**WORK TO DO**
Repeat the data that follows, word for word, without the images.

-- START --

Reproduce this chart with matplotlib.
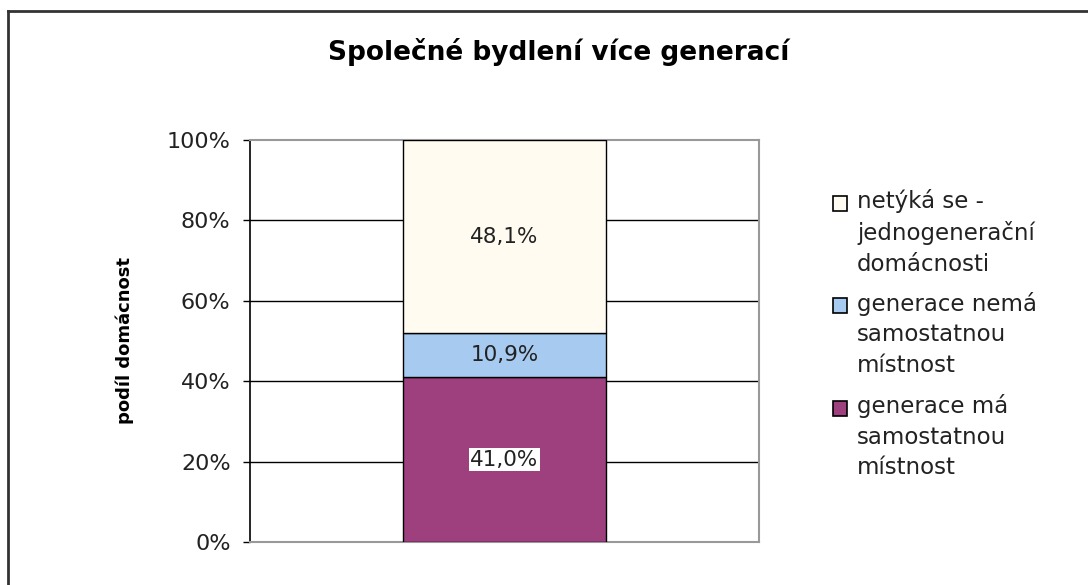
import matplotlib
matplotlib.use("Agg")
import matplotlib.pyplot as plt
from matplotlib.lines import Line2D
from matplotlib.patches import Rectangle

plt.rcParams['font.family'] = ['DejaVu Sans']

# data (share of households, %)
labels = ['generace má\nsamostatnou\nmístnost',
          'generace nemá\nsamostatnou\nmístnost',
          'netýká se -\njednogenerační\ndomácnosti']
values = [41.0, 10.9, 48.1]
colors = ['#9E3F7E', '#A6CAF0', '#FFFBF0']
yticks = [0, 20, 40, 60, 80, 100]

fig = plt.figure(figsize=(10.88, 5.85), dpi=100)
W, H = 1088, 585
ax = fig.add_axes([250 / W, 1 - 542 / H, (759 - 250) / W, (542 - 140) / H])

bottom = 0
for v, c, lab in zip(values, colors, labels):
    ax.bar(0, v, width=0.4, bottom=bottom, color=c, edgecolor='black',
           linewidth=1.0, label=lab, zorder=3)
    txt = ('%.1f%%' % v).replace('.', ',')
    kw = {}
    if v == values[0]:
        kw['bbox'] = dict(facecolor='white', edgecolor='none', pad=1)
    ax.text(0, bottom + v / 2, txt, ha='center', va='center',
            fontsize=15.5, color='#222222', zorder=4, **kw)
    bottom += v

ax.set_xlim(-0.5, 0.5)
ax.set_ylim(0, 100)
ax.set_xticks([])
ax.set_yticks(yticks)
ax.set_yticklabels(['%d%%' % t for t in yticks], fontsize=16, color='#222222')
ax.tick_params(axis='y', length=5, width=1, color='black', pad=9)
for t in yticks[1:-1]:
    ax.axhline(t, color='black', linewidth=1, zorder=1)

ax.spines['left'].set_color('black')
ax.spines['left'].set_linewidth(1.2)
for s in ['top', 'right', 'bottom']:
    ax.spines[s].set_color('#999999')
    ax.spines[s].set_linewidth(1.5)

ax.set_ylabel('podíl domácnost', fontsize=13, fontweight='bold')
ax.yaxis.set_label_coords((134 - 250) / 509, 0.5)
fig.text(559 / W, 1 - 52 / H, 'Společné bydlení více generací',
         ha='center', va='center', fontsize=19, fontweight='bold')

# legend: square aligned with the first line of each entry, top entry first
for i, (lab, c) in enumerate(zip(labels[::-1], colors[::-1])):
    yc = 203 + i * 102.5
    fig.add_artist(Rectangle((833 / W, 1 - (yc + 7.5) / H), 14 / W, 15 / H,
                             facecolor=c, edgecolor='black', linewidth=1.2,
                             transform=fig.transFigure))
    t = fig.text(857 / W, 1 - (yc - 14) / H, lab, ha='left', va='top',
                 fontsize=16.5, color='#222222')
    t.set_linespacing(1.42)

# outer chart border (only top and left visible in the crop)
fig.add_artist(Line2D([8 / W, 8 / W], [0, 1 - 11 / H], color='#333333',
                      linewidth=2, transform=fig.transFigure))
fig.add_artist(Line2D([8 / W, 1], [1 - 11 / H, 1 - 11 / H], color='#333333',
                      linewidth=2, transform=fig.transFigure))

fig.savefig('out.png', dpi=100, facecolor='white')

-- END --

**CORRECT RESULT**
Reproduce this chart with matplotlib.
import matplotlib
matplotlib.use("Agg")
import matplotlib.pyplot as plt
from matplotlib.lines import Line2D
from matplotlib.patches import Rectangle

plt.rcParams['font.family'] = ['DejaVu Sans']

# data (share of households, %)
labels = ['generace má\nsamostatnou\nmístnost',
          'generace nemá\nsamostatnou\nmístnost',
          'netýká se -\njednogenerační\ndomácnosti']
values = [41.0, 10.9, 48.1]
colors = ['#9E3F7E', '#A6CAF0', '#FFFBF0']
yticks = [0, 20, 40, 60, 80, 100]

fig = plt.figure(figsize=(10.88, 5.85), dpi=100)
W, H = 1088, 585
ax = fig.add_axes([250 / W, 1 - 542 / H, (759 - 250) / W, (542 - 140) / H])

bottom = 0
for v, c, lab in zip(values, colors, labels):
    ax.bar(0, v, width=0.4, bottom=bottom, color=c, edgecolor='black',
           linewidth=1.0, label=lab, zorder=3)
    txt = ('%.1f%%' % v).replace('.', ',')
    kw = {}
    if v == values[0]:
        kw['bbox'] = dict(facecolor='white', edgecolor='none', pad=1)
    ax.text(0, bottom + v / 2, txt, ha='center', va='center',
            fontsize=15.5, color='#222222', zorder=4, **kw)
    bottom += v

ax.set_xlim(-0.5, 0.5)
ax.set_ylim(0, 100)
ax.set_xticks([])
ax.set_yticks(yticks)
ax.set_yticklabels(['%d%%' % t for t in yticks], fontsize=16, color='#222222')
ax.tick_params(axis='y', length=5, width=1, color='black', pad=9)
for t in yticks[1:-1]:
    ax.axhline(t, color='black', linewidth=1, zorder=1)

ax.spines['left'].set_color('black')
ax.spines['left'].set_linewidth(1.2)
for s in ['top', 'right', 'bottom']:
    ax.spines[s].set_color('#999999')
    ax.spines[s].set_linewidth(1.5)

ax.set_ylabel('podíl domácnost', fontsize=13, fontweight='bold')
ax.yaxis.set_label_coords((134 - 250) / 509, 0.5)
fig.text(559 / W, 1 - 52 / H, 'Společné bydlení více generací',
         ha='center', va='center', fontsize=19, fontweight='bold')

# legend: square aligned with the first line of each entry, top entry first
for i, (lab, c) in enumerate(zip(labels[::-1], colors[::-1])):
    yc = 203 + i * 102.5
    fig.add_artist(Rectangle((833 / W, 1 - (yc + 7.5) / H), 14 / W, 15 / H,
                             facecolor=c, edgecolor='black', linewidth=1.2,
                             transform=fig.transFigure))
    t = fig.text(857 / W, 1 - (yc - 14) / H, lab, ha='left', va='top',
                 fontsize=16.5, color='#222222')
    t.set_linespacing(1.42)

# outer chart border (only top and left visible in the crop)
fig.add_artist(Line2D([8 / W, 8 / W], [0, 1 - 11 / H], color='#333333',
                      linewidth=2, transform=fig.transFigure))
fig.add_artist(Line2D([8 / W, 1], [1 - 11 / H, 1 - 11 / H], color='#333333',
                      linewidth=2, transform=fig.transFigure))

fig.savefig('out.png', dpi=100, facecolor='white')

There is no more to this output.